Yung Lean has been described by many, as a soft-cheeked angel who spits dark depressive vocals over hard beats and electronic wave backdrops. This image has been altered through his six plus years of being on the cloud rap scene, with bizarre haircuts (and colors), and the growth of tattoos appearing on his body. These tattoos include “SAD BOYS” tattooed on his chest, “2001 (what he calls one of his most formative year)” and “1996 (his birthdate)” on his outer forearms, as well as his birth name “Lean-doer” across his knuckles. One of his newest is an outline of Pluto, Mickey Mouse’s dog, on the right side of his neck. Tattoos say a lot about a person, and that is important in Yung Lean’s case, because his tattoos ultimately showcase the juxtaposition of the relation between the grimness of his lyrics and his auroral personality.
The show is over before anyone watching realizes. Yung Lean calls Thaiboy on stage (to sing a duet we imagined, if you can call rapping together a duet), who is shaking his head from offstage right. Lean begins mumbling incoherently into the mic, spitting rap jargon about Denver and the crowd that is staring at him expectantly that this has been “great.” People cheer and holler in response, but before we can gift Yung Lean the parting applause and adulations for his performance, he strolls off stage.

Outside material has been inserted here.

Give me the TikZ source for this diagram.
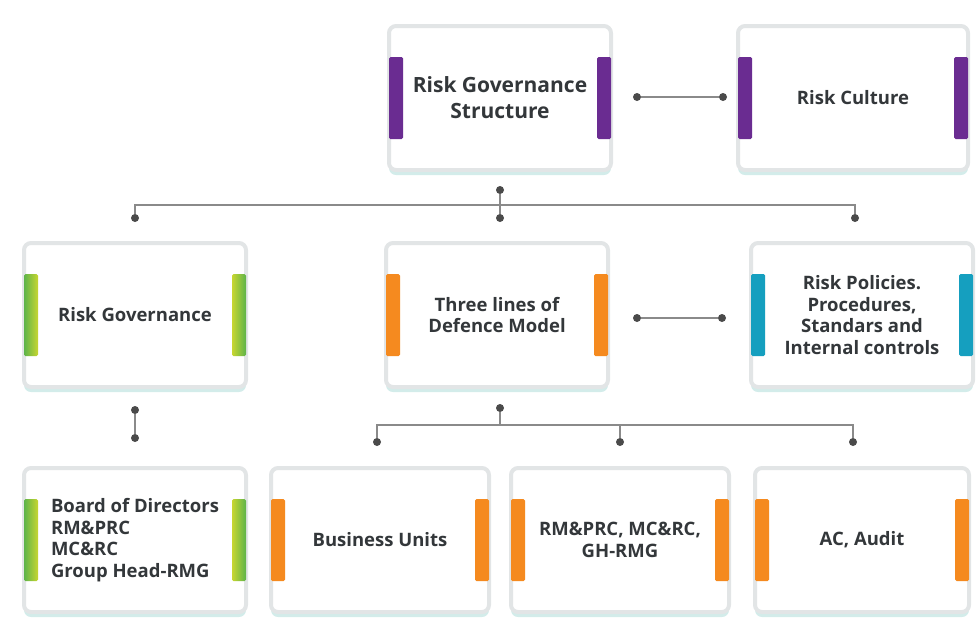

There is a pause of confusion and hum of chatter, and then the overhead lights glare on. That is it. A guy starts chanting, and I can only hope it was the same one who had failed previously, “ONE MORE SONG! ONE MORE SONG!” But like before, this chant only grew to 1/3 of its full potential, much like the theatre’s capacity at this “’sold out” venue.
With the lights on, the look of dreaminess is replaced by one of dreariness. People are sweaty, and some stick around in huddles to share what I can only imagine is leftovers of their night’s hit and kick.
Similar to the artificial “high” you get after watching a movie, leaving a concert works in the opposite way, making you feel worse as you walk the street after. God I wish he would’ve done an encore. I grab my sweatshirt from my brother as we walk through the doors to outside. The cold air is now inviting and cools my shaking body, blowing through my hair and down my back. I look down and admire my sweatshirt, it’s the same one Thaiboy Digital wore on stage.
It was $60. But now me, Yung Lean, Thaiboy and the Sadboys all match. That’s priceless.